* [TASK GOAL]: Count how many lines of the data below contain the string "diagram"; the reply should be that number alone.

[Source code of charts]
+++
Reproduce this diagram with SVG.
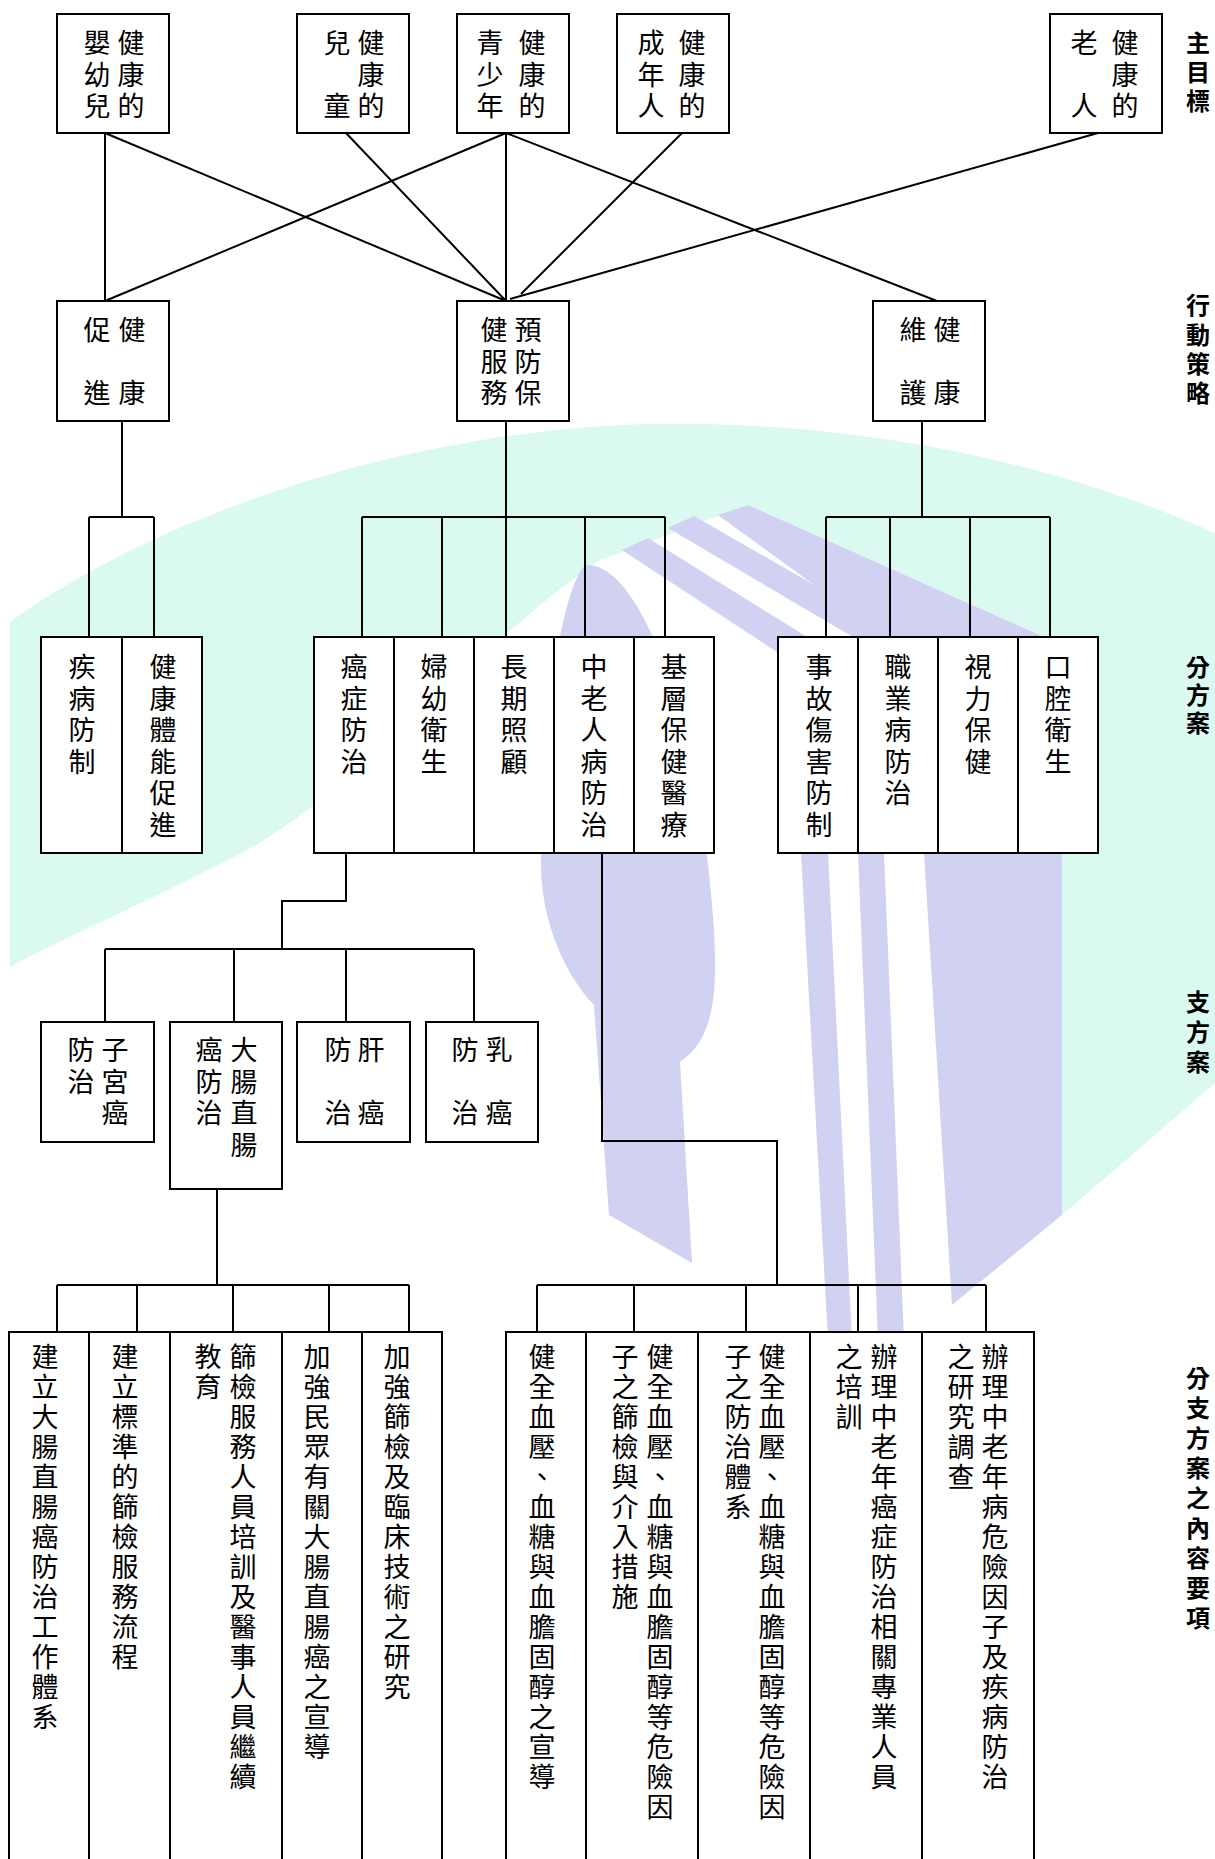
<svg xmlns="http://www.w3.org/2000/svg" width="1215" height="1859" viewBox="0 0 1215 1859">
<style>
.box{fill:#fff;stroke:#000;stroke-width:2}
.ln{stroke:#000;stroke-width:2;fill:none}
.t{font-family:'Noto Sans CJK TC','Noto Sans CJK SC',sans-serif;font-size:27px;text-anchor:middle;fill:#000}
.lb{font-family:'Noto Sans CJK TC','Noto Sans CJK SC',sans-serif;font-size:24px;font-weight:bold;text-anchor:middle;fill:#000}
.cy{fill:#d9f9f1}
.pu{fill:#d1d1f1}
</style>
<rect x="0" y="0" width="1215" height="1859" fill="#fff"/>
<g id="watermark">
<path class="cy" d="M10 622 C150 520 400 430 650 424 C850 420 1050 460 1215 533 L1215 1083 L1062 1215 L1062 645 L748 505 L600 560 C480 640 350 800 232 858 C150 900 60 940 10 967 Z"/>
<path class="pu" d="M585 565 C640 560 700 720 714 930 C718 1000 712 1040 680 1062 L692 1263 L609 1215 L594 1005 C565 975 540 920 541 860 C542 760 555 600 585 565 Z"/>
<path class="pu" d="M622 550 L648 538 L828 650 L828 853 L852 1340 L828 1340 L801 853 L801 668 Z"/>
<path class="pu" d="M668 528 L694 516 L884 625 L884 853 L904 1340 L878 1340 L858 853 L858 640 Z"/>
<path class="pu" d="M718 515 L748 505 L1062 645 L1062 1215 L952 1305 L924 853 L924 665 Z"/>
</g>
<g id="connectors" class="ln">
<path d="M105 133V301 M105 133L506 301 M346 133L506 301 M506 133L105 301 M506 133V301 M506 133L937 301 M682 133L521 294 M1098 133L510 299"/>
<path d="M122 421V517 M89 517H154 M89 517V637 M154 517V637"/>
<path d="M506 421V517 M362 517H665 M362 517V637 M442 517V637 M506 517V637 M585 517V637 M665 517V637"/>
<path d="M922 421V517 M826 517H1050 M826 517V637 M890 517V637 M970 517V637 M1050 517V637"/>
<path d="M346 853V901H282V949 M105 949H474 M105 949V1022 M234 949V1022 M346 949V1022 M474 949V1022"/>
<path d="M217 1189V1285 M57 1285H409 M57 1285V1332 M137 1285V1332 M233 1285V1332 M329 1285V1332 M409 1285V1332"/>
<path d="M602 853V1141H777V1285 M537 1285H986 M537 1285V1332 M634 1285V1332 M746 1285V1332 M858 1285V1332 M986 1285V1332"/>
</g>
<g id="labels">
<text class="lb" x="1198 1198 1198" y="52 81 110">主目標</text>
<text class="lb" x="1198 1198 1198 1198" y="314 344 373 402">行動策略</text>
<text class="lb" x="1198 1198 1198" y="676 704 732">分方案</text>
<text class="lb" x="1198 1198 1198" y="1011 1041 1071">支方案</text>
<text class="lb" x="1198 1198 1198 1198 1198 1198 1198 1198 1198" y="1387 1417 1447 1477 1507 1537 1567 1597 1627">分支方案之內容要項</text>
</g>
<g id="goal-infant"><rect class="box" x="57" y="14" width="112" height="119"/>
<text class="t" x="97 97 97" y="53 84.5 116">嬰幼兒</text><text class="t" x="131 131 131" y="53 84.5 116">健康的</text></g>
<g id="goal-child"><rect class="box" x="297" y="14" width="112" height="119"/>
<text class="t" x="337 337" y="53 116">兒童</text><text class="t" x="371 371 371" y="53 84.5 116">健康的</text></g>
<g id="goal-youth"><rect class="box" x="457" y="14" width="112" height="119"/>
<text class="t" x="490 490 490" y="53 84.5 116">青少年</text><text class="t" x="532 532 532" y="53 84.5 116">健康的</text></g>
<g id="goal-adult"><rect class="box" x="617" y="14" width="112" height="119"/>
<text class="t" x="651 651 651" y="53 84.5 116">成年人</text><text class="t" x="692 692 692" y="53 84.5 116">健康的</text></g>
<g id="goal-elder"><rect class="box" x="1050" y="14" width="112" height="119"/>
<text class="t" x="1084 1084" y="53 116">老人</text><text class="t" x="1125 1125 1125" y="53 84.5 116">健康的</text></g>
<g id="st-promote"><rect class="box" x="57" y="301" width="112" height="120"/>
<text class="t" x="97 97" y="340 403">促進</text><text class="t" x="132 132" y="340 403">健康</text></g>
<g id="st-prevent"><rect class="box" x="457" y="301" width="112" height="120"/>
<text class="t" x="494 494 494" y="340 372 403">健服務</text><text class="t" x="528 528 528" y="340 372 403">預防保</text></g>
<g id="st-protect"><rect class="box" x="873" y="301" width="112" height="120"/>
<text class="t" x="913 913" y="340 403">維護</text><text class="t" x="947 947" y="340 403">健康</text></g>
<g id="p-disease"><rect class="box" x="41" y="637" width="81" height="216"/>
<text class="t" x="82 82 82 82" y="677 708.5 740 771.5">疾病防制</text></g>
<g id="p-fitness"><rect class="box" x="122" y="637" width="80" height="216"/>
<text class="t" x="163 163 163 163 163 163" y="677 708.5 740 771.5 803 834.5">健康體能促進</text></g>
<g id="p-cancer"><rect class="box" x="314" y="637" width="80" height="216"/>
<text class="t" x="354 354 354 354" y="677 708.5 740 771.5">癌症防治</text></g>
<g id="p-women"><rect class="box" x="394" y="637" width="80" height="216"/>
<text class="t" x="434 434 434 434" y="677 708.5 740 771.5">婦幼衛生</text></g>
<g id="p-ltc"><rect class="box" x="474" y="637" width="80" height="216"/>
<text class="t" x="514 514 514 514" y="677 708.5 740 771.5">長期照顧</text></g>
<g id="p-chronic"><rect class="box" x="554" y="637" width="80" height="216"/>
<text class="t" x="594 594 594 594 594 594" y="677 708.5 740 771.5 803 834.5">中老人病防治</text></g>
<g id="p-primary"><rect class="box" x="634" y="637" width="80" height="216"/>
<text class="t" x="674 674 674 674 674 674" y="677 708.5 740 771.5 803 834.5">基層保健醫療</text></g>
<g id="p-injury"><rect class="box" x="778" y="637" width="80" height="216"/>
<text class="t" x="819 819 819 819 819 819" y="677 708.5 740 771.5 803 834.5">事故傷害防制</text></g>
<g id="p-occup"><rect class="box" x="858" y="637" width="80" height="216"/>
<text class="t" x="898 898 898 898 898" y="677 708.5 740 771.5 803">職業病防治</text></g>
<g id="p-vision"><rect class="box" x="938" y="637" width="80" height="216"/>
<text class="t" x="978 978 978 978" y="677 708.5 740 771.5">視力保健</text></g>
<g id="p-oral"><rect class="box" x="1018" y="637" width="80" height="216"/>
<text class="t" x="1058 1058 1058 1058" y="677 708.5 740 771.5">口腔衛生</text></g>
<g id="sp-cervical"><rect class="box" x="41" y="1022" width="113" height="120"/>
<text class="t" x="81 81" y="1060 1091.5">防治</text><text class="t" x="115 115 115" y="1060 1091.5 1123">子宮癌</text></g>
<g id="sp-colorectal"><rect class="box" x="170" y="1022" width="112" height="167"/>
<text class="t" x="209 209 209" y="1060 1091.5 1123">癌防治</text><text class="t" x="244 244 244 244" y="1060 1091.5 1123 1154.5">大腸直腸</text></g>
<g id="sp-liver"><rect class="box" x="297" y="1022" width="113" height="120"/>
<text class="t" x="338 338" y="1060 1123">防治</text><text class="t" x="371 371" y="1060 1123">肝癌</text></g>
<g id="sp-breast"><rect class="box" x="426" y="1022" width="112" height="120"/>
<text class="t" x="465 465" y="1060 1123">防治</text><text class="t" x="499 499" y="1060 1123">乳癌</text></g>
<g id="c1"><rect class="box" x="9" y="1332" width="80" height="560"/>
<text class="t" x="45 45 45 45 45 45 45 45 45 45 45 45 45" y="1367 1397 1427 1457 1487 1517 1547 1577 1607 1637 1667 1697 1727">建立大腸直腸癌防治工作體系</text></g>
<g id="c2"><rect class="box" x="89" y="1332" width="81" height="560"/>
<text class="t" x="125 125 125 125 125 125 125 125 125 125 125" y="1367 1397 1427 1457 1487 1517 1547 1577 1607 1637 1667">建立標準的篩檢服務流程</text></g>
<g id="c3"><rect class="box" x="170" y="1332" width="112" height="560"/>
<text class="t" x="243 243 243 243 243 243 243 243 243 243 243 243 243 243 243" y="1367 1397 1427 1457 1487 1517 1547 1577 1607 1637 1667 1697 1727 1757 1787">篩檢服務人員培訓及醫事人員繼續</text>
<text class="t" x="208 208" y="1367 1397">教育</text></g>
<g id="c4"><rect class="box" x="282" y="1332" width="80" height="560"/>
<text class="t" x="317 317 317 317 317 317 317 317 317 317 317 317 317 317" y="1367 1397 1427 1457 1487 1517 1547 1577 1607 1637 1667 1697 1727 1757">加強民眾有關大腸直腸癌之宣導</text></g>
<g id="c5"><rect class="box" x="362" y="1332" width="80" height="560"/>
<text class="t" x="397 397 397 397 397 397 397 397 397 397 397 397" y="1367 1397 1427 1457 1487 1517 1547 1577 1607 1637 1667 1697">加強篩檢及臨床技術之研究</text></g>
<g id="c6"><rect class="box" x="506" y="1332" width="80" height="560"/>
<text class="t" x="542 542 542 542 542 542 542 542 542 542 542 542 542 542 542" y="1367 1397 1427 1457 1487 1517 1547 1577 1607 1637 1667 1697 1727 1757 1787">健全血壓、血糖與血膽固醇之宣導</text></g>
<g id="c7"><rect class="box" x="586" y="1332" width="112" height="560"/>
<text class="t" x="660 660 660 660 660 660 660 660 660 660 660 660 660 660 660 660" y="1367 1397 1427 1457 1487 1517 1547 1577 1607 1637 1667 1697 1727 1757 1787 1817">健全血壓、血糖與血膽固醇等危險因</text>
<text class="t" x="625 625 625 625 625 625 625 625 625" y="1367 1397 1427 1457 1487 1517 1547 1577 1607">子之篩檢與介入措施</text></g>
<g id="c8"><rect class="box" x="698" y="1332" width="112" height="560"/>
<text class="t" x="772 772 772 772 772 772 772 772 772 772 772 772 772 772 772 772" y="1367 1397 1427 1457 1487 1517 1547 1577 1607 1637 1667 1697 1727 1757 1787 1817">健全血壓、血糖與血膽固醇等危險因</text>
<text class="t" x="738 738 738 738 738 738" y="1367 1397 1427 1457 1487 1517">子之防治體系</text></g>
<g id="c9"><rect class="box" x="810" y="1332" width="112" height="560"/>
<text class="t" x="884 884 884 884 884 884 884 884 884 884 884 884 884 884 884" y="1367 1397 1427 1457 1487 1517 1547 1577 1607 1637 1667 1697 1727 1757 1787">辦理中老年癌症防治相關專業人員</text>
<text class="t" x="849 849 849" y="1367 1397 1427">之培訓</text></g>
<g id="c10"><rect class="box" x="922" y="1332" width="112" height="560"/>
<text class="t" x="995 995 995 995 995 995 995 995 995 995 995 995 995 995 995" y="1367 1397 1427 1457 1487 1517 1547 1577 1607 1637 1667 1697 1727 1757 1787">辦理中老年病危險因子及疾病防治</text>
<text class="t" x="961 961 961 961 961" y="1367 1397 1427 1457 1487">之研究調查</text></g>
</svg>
+++
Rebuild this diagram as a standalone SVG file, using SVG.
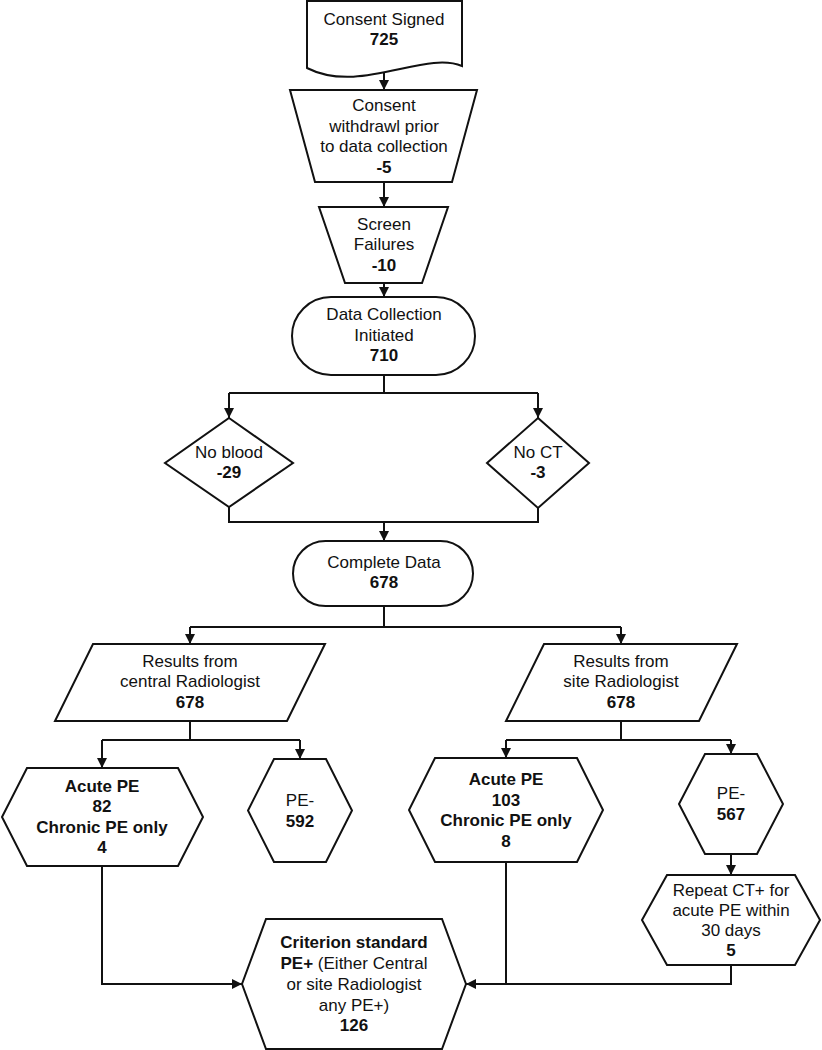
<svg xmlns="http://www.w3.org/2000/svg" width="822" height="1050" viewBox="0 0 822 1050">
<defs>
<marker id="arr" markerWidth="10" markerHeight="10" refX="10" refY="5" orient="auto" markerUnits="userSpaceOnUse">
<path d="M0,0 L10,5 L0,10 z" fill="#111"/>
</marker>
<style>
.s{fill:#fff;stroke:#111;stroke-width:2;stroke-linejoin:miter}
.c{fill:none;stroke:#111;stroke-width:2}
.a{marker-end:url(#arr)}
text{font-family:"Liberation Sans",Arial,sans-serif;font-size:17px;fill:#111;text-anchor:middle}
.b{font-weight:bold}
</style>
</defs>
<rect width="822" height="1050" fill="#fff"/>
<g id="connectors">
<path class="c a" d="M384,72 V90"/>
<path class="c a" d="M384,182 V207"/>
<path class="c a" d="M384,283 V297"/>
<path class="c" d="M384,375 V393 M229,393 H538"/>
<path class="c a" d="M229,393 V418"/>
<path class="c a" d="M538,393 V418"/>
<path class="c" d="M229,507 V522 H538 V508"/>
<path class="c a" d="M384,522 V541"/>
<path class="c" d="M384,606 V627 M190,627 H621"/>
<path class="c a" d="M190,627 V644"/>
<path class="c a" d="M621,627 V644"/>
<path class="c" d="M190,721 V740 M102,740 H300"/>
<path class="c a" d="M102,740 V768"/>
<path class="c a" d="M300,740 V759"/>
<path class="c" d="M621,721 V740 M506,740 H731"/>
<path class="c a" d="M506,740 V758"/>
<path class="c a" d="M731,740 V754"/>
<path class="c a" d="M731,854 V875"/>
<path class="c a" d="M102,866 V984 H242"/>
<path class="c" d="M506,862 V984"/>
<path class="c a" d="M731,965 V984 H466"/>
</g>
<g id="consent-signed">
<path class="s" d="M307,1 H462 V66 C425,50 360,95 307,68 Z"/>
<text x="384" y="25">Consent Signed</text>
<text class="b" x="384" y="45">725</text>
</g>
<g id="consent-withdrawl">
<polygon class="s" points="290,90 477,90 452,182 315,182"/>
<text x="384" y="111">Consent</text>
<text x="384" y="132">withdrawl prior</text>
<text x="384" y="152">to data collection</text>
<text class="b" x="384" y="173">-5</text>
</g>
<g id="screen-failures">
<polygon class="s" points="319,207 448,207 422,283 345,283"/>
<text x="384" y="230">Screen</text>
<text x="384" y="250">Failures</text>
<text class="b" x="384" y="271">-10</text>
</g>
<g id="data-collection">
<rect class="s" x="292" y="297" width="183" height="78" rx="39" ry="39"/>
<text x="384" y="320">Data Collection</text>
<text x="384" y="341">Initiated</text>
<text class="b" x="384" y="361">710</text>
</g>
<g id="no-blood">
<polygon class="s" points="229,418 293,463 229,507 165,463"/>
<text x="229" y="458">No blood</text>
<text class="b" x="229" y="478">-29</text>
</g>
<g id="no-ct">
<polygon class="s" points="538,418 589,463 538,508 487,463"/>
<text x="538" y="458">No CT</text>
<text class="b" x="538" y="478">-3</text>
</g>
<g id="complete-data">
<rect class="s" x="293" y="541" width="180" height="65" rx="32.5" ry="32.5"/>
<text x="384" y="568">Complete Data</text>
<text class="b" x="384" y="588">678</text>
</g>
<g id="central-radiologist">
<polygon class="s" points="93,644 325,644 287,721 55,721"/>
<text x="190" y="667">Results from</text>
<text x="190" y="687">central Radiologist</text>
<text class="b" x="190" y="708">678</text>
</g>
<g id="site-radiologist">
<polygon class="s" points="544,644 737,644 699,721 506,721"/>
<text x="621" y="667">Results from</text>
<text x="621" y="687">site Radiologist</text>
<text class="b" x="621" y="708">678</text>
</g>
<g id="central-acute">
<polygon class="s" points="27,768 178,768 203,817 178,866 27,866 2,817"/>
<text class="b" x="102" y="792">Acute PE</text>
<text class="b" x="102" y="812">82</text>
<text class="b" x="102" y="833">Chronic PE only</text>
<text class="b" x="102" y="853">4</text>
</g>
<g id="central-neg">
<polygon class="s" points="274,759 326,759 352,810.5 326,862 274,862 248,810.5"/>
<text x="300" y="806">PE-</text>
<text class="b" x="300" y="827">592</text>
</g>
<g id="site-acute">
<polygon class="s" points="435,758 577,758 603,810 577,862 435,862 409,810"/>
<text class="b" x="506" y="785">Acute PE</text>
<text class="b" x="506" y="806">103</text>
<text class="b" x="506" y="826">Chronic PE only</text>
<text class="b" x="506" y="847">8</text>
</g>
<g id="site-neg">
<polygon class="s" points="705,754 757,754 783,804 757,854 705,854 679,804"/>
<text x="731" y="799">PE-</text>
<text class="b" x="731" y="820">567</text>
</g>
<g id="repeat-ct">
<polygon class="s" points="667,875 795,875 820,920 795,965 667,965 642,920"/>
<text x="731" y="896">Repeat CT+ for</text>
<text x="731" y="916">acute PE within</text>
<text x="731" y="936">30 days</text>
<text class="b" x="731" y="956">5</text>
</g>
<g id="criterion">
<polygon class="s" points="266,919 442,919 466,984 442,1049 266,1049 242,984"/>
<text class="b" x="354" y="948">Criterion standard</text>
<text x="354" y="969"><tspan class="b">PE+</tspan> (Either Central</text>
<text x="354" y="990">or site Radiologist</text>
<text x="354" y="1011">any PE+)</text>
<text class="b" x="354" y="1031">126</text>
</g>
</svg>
+++
* [RIGHT ANSWER]: 2